What is likely?

James Medhurst | News
8 Jul 2009

A key role of the House of Lords is preserving consistency in the interpretation of statutes across many different areas of law. While it is sometimes criticised, containing as it does no employment lawyers, for losing sight of industrial reality, it can also provide a refreshingly straightforward approach. Such is the case in SCA Packaging v Boyle, which concerns the meaning of the word ‘likely’ in determining, for the purposes of the Disability Discrimination Act, whether or not the adverse effect of an impairment is likely to recur or whether such an effect would be likely to exist in the absence of corrective measures.

In doing so, it prefers the decision on appeal from the Northern Ireland Court of Appeal to previous authority from the Employment Appeal Tribunal sitting in England and it expressly rejects the Guidance issued by the Secretary of State, perhaps the only instance of a decision of a higher court being more generous to claimants than statutory guidance. The unanimous conclusion of their Lordships is that ‘likely’ means ‘could well happen’ rather than ‘more probable than not’ so disability is easier to prove.

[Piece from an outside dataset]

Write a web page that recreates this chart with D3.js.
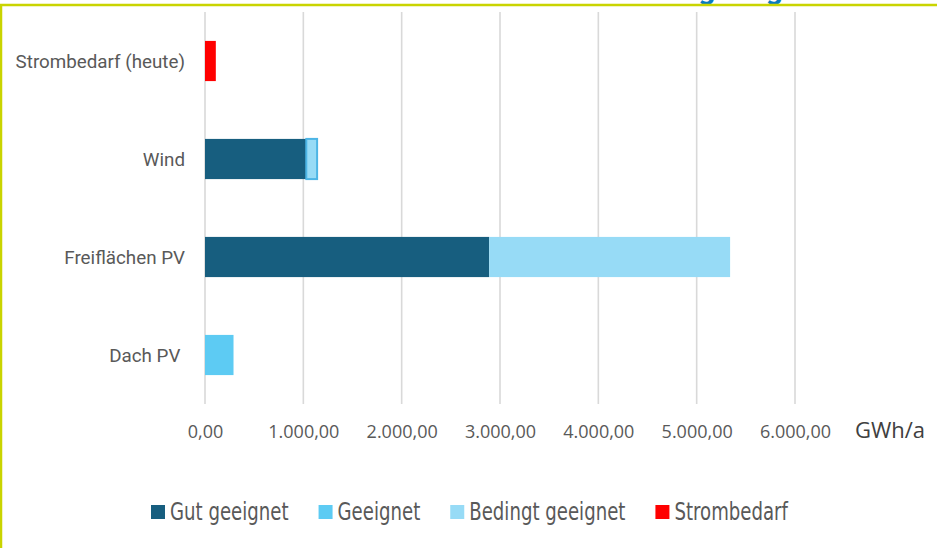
<!DOCTYPE html>
<html>
<head>
<meta charset="utf-8">
<script src="https://cdn.jsdelivr.net/npm/d3@7"></script>
<style>
  body { margin: 0; background: #fff; }
  svg { display: block; }
</style>
</head>
<body>
<div id="chart"></div>
<script>
// chart data
var categories = ["Strombedarf (heute)", "Wind", "Freiflächen PV", "Dach PV "];
var seriesNames = ["Gut geeignet", "Geeignet", "Bedingt geeignet", "Strombedarf"];
var gutGeeignet = [0, 1030, 2890, 0];
var geeignet = [0, 0, 0, 290];
var bedingtGeeignet = [0, 110, 2450, 0];
var strombedarf = [110, 0, 0, 0];
var xTicks = [0, 1000, 2000, 3000, 4000, 5000, 6000];
var unitLabel = "GWh/a";
var titleText = "Flächenanteile nach Eignung";

var colours = ["#175e7f", "#5dcbf3", "#97dbf6", "#ff0000"];

var width = 937;
var height = 548;

// build rows for the stack
var rows = categories.map(function (c, i) {
    return {
        cat: c,
        "Gut geeignet": gutGeeignet[i],
        "Geeignet": geeignet[i],
        "Bedingt geeignet": bedingtGeeignet[i],
        "Strombedarf": strombedarf[i]
    };
});
var stacked = d3.stack().keys(seriesNames)(rows);

var svg = d3.select("#chart").append("svg")
    .attr("width", width)
    .attr("height", height);

// title, mostly cut off above the frame
svg.append("text")
    .attr("x", 783)
    .attr("y", -1)
    .attr("text-anchor", "end")
    .style("font-family", "Roboto, sans-serif")
    .style("font-weight", "bold")
    .style("font-size", "30px")
    .attr("fill", "#0a7bbf")
    .text(titleText);

// frame lines (top + left)
svg.append("line")
    .attr("x1", 0).attr("x2", width)
    .attr("y1", 5).attr("y2", 5)
    .attr("stroke", "#c9d400").attr("stroke-width", 2.5);
svg.append("line")
    .attr("x1", 1).attr("x2", 1)
    .attr("y1", 4).attr("y2", height)
    .attr("stroke", "#c9d400").attr("stroke-width", 2.5);

// scales
var xScale = d3.scaleLinear()
    .domain([0, 6000])
    .range([205, 795]);
var yScale = d3.scaleBand()
    .domain(categories)
    .range([12, 404])
    .paddingInner(0.59)
    .paddingOuter(0.295);

// grid lines
svg.append("g")
    .selectAll("line")
    .data(xTicks)
    .enter()
    .append("line")
        .attr("x1", function (d) { return xScale(d); })
        .attr("x2", function (d) { return xScale(d); })
        .attr("y1", 12)
        .attr("y2", 404)
        .attr("stroke", "#d9d9d9")
        .attr("stroke-width", 1.6);

// bars
var groups = svg.append("g")
    .selectAll("g")
    .data(stacked)
    .enter()
    .append("g")
        .attr("fill", function (d, i) { return colours[i]; });

groups.selectAll("rect")
    .data(function (d) { return d.filter(function (p) { return p[1] - p[0] > 0; }); })
    .enter()
    .append("rect")
        .attr("x", function (d) { return xScale(d[0]); })
        .attr("y", function (d) { return yScale(d.data.cat); })
        .attr("width", function (d) { return xScale(d[1]) - xScale(d[0]); })
        .attr("height", yScale.bandwidth());

// the small wind segment is outlined in the reference
groups.filter(function (d) { return d.key === "Bedingt geeignet"; })
    .selectAll("rect")
    .filter(function (d) { return d.data.cat === "Wind"; })
    .attr("stroke", "#4db5e5")
    .attr("stroke-width", 2);

// y axis labels
var yAxis = svg.append("g")
    .attr("transform", "translate(185,0)")
    .call(d3.axisLeft(yScale).tickSize(0).tickPadding(0));
yAxis.select(".domain").remove();
yAxis.selectAll("text")
    .attr("dy", "0.35em")
    .style("white-space", "pre")
    .style("font-family", "Roboto, sans-serif")
    .style("font-size", "18.8px")
    .attr("fill", "#595959");

// x axis labels
var xAxis = svg.append("g")
    .attr("transform", "translate(0,438)")
    .call(d3.axisBottom(xScale)
        .tickValues(xTicks)
        .tickSize(0)
        .tickPadding(0)
        .tickFormat(function (d) {
            return d3.format(",.2f")(d).replace(/,/g, "#").replace(".", ",").replace(/#/g, ".");
        }));
xAxis.select(".domain").remove();
xAxis.selectAll("text")
    .attr("dy", 0)
    .style("font-family", "'Open Sans', sans-serif")
    .style("font-size", "18px")
    .attr("fill", "#595959");

svg.append("text")
    .attr("x", 855)
    .attr("y", 438)
    .style("font-family", "'Open Sans', sans-serif")
    .style("font-size", "22px")
    .attr("fill", "#404040")
    .text(unitLabel);

// legend (narrow font squeezed horizontally)
var legend = svg.append("g");
var lx = 151;
var squeeze = 0.84;
seriesNames.forEach(function (name, i) {
    legend.append("rect")
        .attr("x", lx)
        .attr("y", 505)
        .attr("width", 14)
        .attr("height", 14)
        .attr("fill", colours[i]);
    var t = legend.append("text")
        .attr("transform", "translate(" + (lx + 19) + ",520) scale(" + squeeze + ",1)")
        .style("font-family", "'Liberation Sans Narrow', 'DejaVu Sans Condensed', sans-serif")
        .style("font-size", "24px")
        .attr("fill", "#595959")
        .text(name);
    lx += 19 + t.node().getComputedTextLength() * squeeze + 30;
});
</script>
</body>
</html>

Some criticisms of the case management decisions made by the original tribunal could also have some far-reaching implications. The Law Lords suggest that there should not have been a preliminary hearing on the question of whether or not the Claimant was disabled, Lord Rodger of Earlsferry dissenting on this point. Both Lord Hope of Craighead and Lord Brown of Eaton-under-Heywood then go much further and make some more general remarks, stating that a pre-hearing review should not be used if there is no knock-out point which would probably decide the case or if there is likely to be a substantial factual overlap between the issues to be decided in the preliminary hearing and the full hearing. If this case is followed, it will surely result in rather fewer pre-hearing reviews being used by employment tribunals.